Zekai Hakkı D, sözlerini şöyle sürdürdü:
"O esnada Kerem taksiye bindi. Olay yerine gideceğini düşünerek telefonu Kerem'e verdim. Kerem, böyle bir sorumluluğu taşıyamayacağını söyleyerek, telefonu site girişindeki duvarın üzerine bıraktı. Daha sonra güvenlik görevlisi gelerek telefonu aldı. Ardından veliler de sitenin önüne geldi ve bizi uzaklaştırdı. T.C'nin annesi, 'Sahibine vereceğim.' diyerek, telefonu güvenlik görevlisinden almak istedi. Görevli de telefonu T.C'nin annesine verdi. Ardından T.C'nin annesi sitenin önünden ayrıldı."
- Ne olmuştu?
Eyüpsultan'da seyir halindeki 3 ATV aracından biri arızalanmış, yol kenarına çekilen arızalı araç tamir edilmeye çalışılırken aynı yönde ilerleyen iki araçtan birisi buradaki 3 ATV'ye çarpmıştı.
Kazada yaralanan Oğuz Murat Aci ile İbrahim Gümüş, T.A, S.K. ve H.T. hastaneye kaldırılmış, yaralılardan Aci, müdahaleye rağmen hayatını kaybetmişti.
Yapılan incelemede, kazaya neden olan 17 yaşındaki sürücü T.C'nin olay yerine gelen annesi Eylem Tok'un aracıyla buradan uzaklaştığı, anne-oğulun önce İstanbul Havalimanı'na, sonra da uçakla Mısır'a gittikleri tespit edilmişti.
İstanbul Cumhuriyet Başsavcılığınca yürütülen soruşturma kapsamında, Mısır'a kaçan sürücü T.C. ve annesi yazar Eylem Tok hakkında yakalama kararı çıkarılmıştı.
Başsavcılık, 18 yaşından küçük sürücü ile annesi Eylem Tok hakkında kırmızı bülten çıkarılmasına yönelik Adalet Bakanlığına yazı göndermişti.

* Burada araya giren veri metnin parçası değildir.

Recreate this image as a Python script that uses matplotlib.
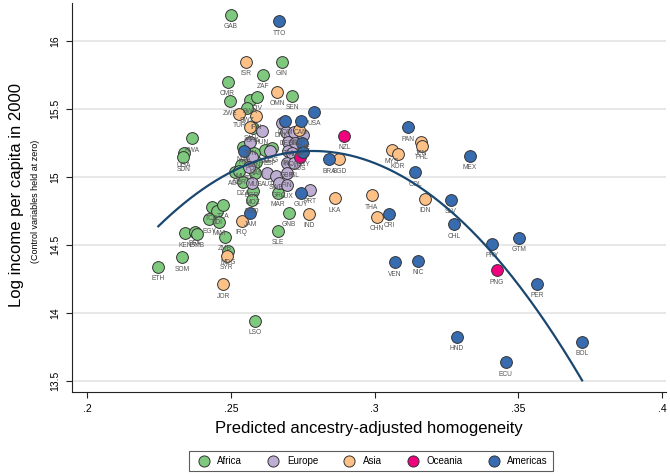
import matplotlib
matplotlib.use("Agg")
import matplotlib.pyplot as plt
import numpy as np
from matplotlib.lines import Line2D

plt.rcParams['font.family'] = ['Liberation Sans', 'DejaVu Sans']

# ---------------- data ----------------
africa_codes = ["GAB", "GIN", "CMR", "ZAF", "SEN", "ZWE", "BWA", "CIV", "SWZ", "GHA",
                "RWA", "UGA", "SDN", "NGA", "CAF", "COG", "BEN", "NAM", "MLI", "AGO",
                "NER", "MUS", "DZA", "MOZ", "TGO", "MAR", "GNB", "SLE", "TCD", "BDI",
                "TZA", "EGY", "MWI", "ZMB", "KEN", "BFA", "GMB", "MDG", "SOM", "ETH", "LSO"]
africa_x = [0.2501, 0.2678, 0.2489, 0.2612, 0.2713, 0.2497, 0.2567, 0.2593, 0.2557, 0.2578,
            0.2366, 0.2338, 0.2335, 0.2544, 0.2619, 0.2642, 0.2581, 0.2589, 0.2535, 0.2515,
            0.2530, 0.2584, 0.2544, 0.2578, 0.2573, 0.2665, 0.2702, 0.2665, 0.2434, 0.2453,
            0.2474, 0.2425, 0.2460, 0.2480, 0.2341, 0.2376, 0.2383, 0.2491, 0.2331, 0.2248, 0.2585]
africa_y = [16.191, 15.846, 15.699, 15.750, 15.596, 15.555, 15.566, 15.588, 15.505, 15.358,
            15.285, 15.174, 15.145, 15.218, 15.199, 15.211, 15.174, 15.112, 15.088, 15.039,
            15.046, 15.032, 14.965, 14.897, 14.831, 14.885, 14.735, 14.603, 14.779, 14.752,
            14.794, 14.689, 14.671, 14.561, 14.586, 14.598, 14.581, 14.456, 14.410, 14.340, 13.943]

europe_codes = ["HUN", "DNK", "DEU", "BEL", "CHE", "SVN", "FRA", "NLD", "ESP", "IRL",
                "NOR", "POL", "ITA", "GBR", "ISL", "AUT", "SWE", "FIN", "BGR", "GRC",
                "LUX", "PRT"]
europe_x = [0.2608, 0.2677, 0.2693, 0.2721, 0.2752, 0.2567, 0.2698, 0.2723, 0.2637, 0.2698,
            0.2714, 0.2573, 0.2565, 0.2695, 0.2720, 0.2627, 0.2657, 0.2695, 0.2573, 0.2669,
            0.2695, 0.2776]
europe_y = [15.340, 15.395, 15.333, 15.333, 15.305, 15.260, 15.260, 15.252, 15.188, 15.188,
            15.179, 15.149, 15.076, 15.101, 15.101, 15.032, 15.007, 15.027, 14.954, 14.954,
            14.941, 14.904]

asia_codes = ["ISR", "OMN", "TUR", "IRN", "SAU", "SGP", "BGD", "LKA", "IND", "IRQ",
              "SYR", "JOR", "THA", "CHN", "MYS", "KOR", "JPN", "PHL", "IDN"]
asia_x = [0.2553, 0.2661, 0.2530, 0.2588, 0.2567, 0.2738, 0.2878, 0.2861, 0.2773, 0.2538,
          0.2486, 0.2474, 0.2991, 0.3008, 0.3060, 0.3081, 0.3161, 0.3164, 0.3176]
asia_y = [15.846, 15.625, 15.463, 15.449, 15.371, 15.342, 15.129, 14.843, 14.728, 14.676,
          14.419, 14.211, 14.865, 14.708, 15.199, 15.167, 15.260, 15.228, 14.840]

oceania_codes = ["NZL", "AUS", "PNG"]
oceania_x = [0.2895, 0.2741, 0.3425]
oceania_y = [15.301, 15.147, 14.314]

americas_codes = ["TTO", "USA", "DOM", "CAN", "ARG", "URY", "HTI", "BRA", "GUY", "JAM",
                  "CRI", "PAN", "COL", "MEX", "SLV", "CHL", "PRY", "GTM", "VEN", "NIC",
                  "PER", "HND", "ECU", "BOL"]
americas_x = [0.2669, 0.2791, 0.2689, 0.2744, 0.2748, 0.2752, 0.2547, 0.2842, 0.2743, 0.2567,
              0.3051, 0.3118, 0.3141, 0.3332, 0.3266, 0.3277, 0.3410, 0.3504, 0.3071, 0.3152,
              0.3566, 0.3286, 0.3457, 0.3722]
americas_y = [16.145, 15.478, 15.415, 15.414, 15.250, 15.180, 15.193, 15.129, 14.882, 14.738,
              14.728, 15.365, 15.035, 15.157, 14.831, 14.652, 14.507, 14.554, 14.373, 14.385,
              14.215, 13.824, 13.638, 13.787]

# quadratic fit: y = peak_y - curvature * (x - peak_x)^2
fit_peak_x = 0.2785
fit_peak_y = 15.191
fit_curvature = 192.1

region_names = ["Africa", "Europe", "Asia", "Oceania", "Americas"]
region_colors = ["#7fc97f", "#beaed4", "#fdc086", "#f0027f", "#386cb0"]

xticks = [0.2, 0.25, 0.3, 0.35, 0.4]
xtick_labels = [".2", ".25", ".3", ".35", ".4"]
yticks = [13.5, 14, 14.5, 15, 15.5, 16]
ytick_labels = ["13.5", "14", "14.5", "15", "15.5", "16"]

# ---------------- plot ----------------
fig = plt.figure(figsize=(6.7, 4.76), dpi=100)
ax = fig.add_axes([72/670, 1-392/476, (666-72)/670, (392-3)/476])

groups = [
    (africa_codes, africa_x, africa_y),
    (europe_codes, europe_x, europe_y),
    (asia_codes, asia_x, asia_y),
    (oceania_codes, oceania_x, oceania_y),
    (americas_codes, americas_x, americas_y),
]

for (codes, xs, ys), col in zip(groups, region_colors):
    ax.scatter(xs, ys, s=72, color=col, edgecolor="#333333", linewidth=0.7, zorder=3)
    for c, xv, yv in zip(codes, xs, ys):
        ax.annotate(c, (xv, yv), xytext=(0, -8.6), textcoords="offset points",
                    ha="center", va="center", fontsize=4.8, color="#555555", zorder=4)

all_x = np.array(africa_x + europe_x + asia_x + oceania_x + americas_x)
xf = np.linspace(all_x.min(), all_x.max(), 200)
yf = fit_peak_y - fit_curvature * (xf - fit_peak_x) ** 2
ax.plot(xf, yf, color="#1a476f", lw=1.6, zorder=5)

ax.set_xlim(0.19478, 0.40139)
ax.set_ylim(13.419, 16.279)
ax.set_xticks(xticks)
ax.set_xticklabels(xtick_labels, fontsize=7.5)
ax.set_yticks(yticks)
ax.set_yticklabels(ytick_labels, fontsize=7.5, rotation=90, va="center")
ax.tick_params(axis="both", direction="out", length=4.5, width=0.8, color="#222222", pad=4)
ax.grid(axis="y", color="#e6e6e6", lw=1.3, zorder=0)
ax.set_axisbelow(True)
for s in ["top", "right"]:
    ax.spines[s].set_visible(False)
for s in ["left", "bottom"]:
    ax.spines[s].set_color("#222222")
    ax.spines[s].set_linewidth(0.8)

ax.set_xlabel("Predicted ancestry-adjusted homogeneity", fontsize=12, labelpad=5)
fig.text(17/670, 1-195/476, "Log income per capita in 2000", rotation=90,
         ha="center", va="center", fontsize=12)
fig.text(35/670, 1-201/476, "(Control variables held at zero)", rotation=90,
         ha="center", va="center", fontsize=6.5)

handles = [Line2D([0], [0], marker="o", linestyle="", markersize=8,
                  markerfacecolor=c, markeredgecolor="#333333", markeredgewidth=0.7)
           for c in region_colors]
leg = fig.legend(handles, region_names, loc="center", bbox_to_anchor=(371/670, 1-461/476),
                 ncol=5, fontsize=7, frameon=True, fancybox=False, edgecolor="#333333",
                 handletextpad=0.4, columnspacing=2.2, borderpad=0.5)
leg.get_frame().set_linewidth(0.8)

fig.savefig("out.png", dpi=100)
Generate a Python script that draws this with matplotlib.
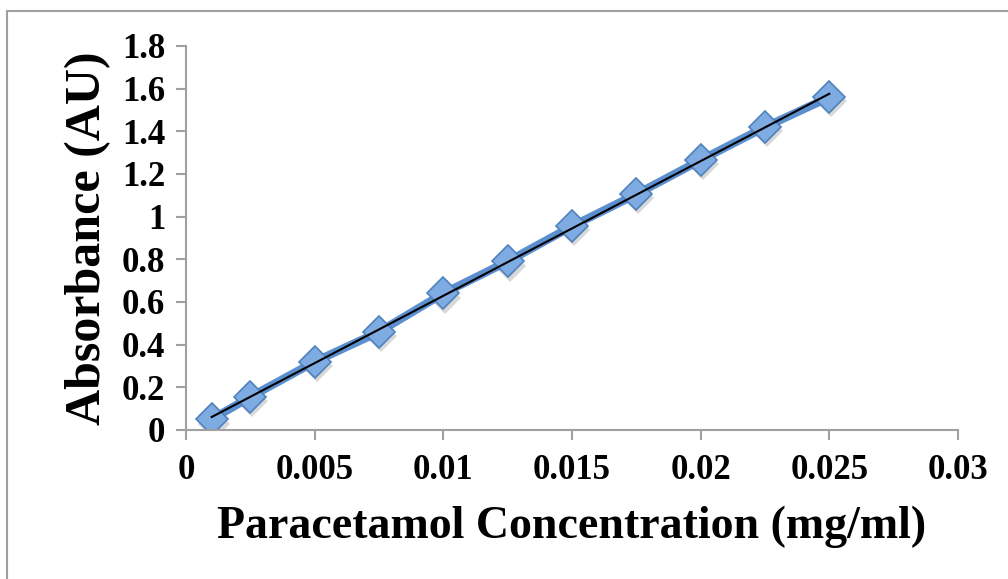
import matplotlib.pyplot as plt
import matplotlib.transforms as mtransforms
from matplotlib.patches import Rectangle
from matplotlib.ticker import FuncFormatter
import numpy as np

plt.rcParams['font.family'] = ['Liberation Serif', 'DejaVu Serif']
plt.rcParams['font.weight'] = 'bold'

# calibration data: concentration (mg/ml) vs absorbance (AU)
conc = [0.001, 0.0025, 0.005, 0.0075, 0.01, 0.0125, 0.015, 0.0175, 0.02, 0.0225, 0.025]
absorbance = [0.05, 0.155, 0.32, 0.46, 0.64, 0.79, 0.955, 1.105, 1.265, 1.42, 1.56]

x_ticks = [0, 0.005, 0.01, 0.015, 0.02, 0.025, 0.03]
y_ticks = [0, 0.2, 0.4, 0.6, 0.8, 1, 1.2, 1.4, 1.6, 1.8]

fig = plt.figure(figsize=(10.08, 5.79), dpi=100)
ax = fig.add_axes([186 / 1008, 1 - 430 / 579, (958 - 186) / 1008, (430 - 46) / 579])

# chart frame
fig.patches.append(Rectangle((7 / 1008, -0.05), 1.1, 1 - 11 / 579 + 0.05,
                             transform=fig.transFigure, fill=False,
                             edgecolor='#a0a0a0', linewidth=1.5))

line_col = '#4f81bd'
face_col = '#7eabe2'

# drop shadow under the markers
shadow = mtransforms.offset_copy(ax.transData, fig=fig, x=1.5, y=-3, units='points')
ax.plot(conc, absorbance, linestyle='none', marker='D', markersize=16,
        color='#808080', alpha=0.3, markeredgewidth=0, transform=shadow, zorder=1)

ax.plot(conc, absorbance, color='#5b8fd0', linewidth=6, marker='D',
        markersize=16, markerfacecolor=face_col, markeredgecolor=line_col,
        markeredgewidth=1.2, zorder=2)

# linear trendline
slope, intercept = np.polyfit(conc, absorbance, 1)
fit_x = np.array([conc[0], conc[-1]])
ax.plot(fit_x, slope * fit_x + intercept, color='black', linewidth=1.5, zorder=3)

ax.set_xlim(0, 0.03)
ax.set_ylim(0, 1.8)
ax.set_xticks(x_ticks)
ax.set_yticks(y_ticks)
fmt = FuncFormatter(lambda v, pos: f'{v:g}')
ax.xaxis.set_major_formatter(fmt)
ax.yaxis.set_major_formatter(fmt)

for side in ['top', 'right']:
    ax.spines[side].set_visible(False)
for side in ['left', 'bottom']:
    ax.spines[side].set_color('#a0a0a0')
    ax.spines[side].set_linewidth(1.5)

ax.tick_params(direction='out', length=7, width=1.5, color='#a0a0a0',
               labelsize=25, labelcolor='black')
ax.tick_params(axis='y', pad=8)
ax.tick_params(axis='x', pad=10)

ax.set_xlabel('Paracetamol Concentration (mg/ml)', fontsize=33, fontweight='bold', labelpad=14)
ax.set_ylabel('Absorbance (AU)', fontsize=36, fontweight='bold', labelpad=8)

fig.savefig('out.png', dpi=100)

Adalet Bakanı Yılmaz Tunç, sosyal medya hesabından yaptığı paylaşımda, T.C. ile annesi Eylem Tok hakkında tutuklama kararı verildiğini, 2 Mart'ta uçakla Mısır'a giden iki şüphelinin Türkiye'ye iadesi için Mısır adli makamlarıyla temasa geçildiğini ve şüpheliler hakkında kırmızı bülten talep edildiğini kaydetmişti.
Tunç, "Mısır Interpolü tarafından şahısların Mısır'dan ABD istikametine çıkış yaptıklarının bildirilmesi üzerine, adı geçenlerin ABD'den ülkemize iadesi amacıyla hazırlanan geçici tutuklama talep evrakı hem diplomatik kanaldan hem de Interpol aracılığıyla ABD yetkili makamlarına iletilmiştir." ifadelerini kullanmıştı.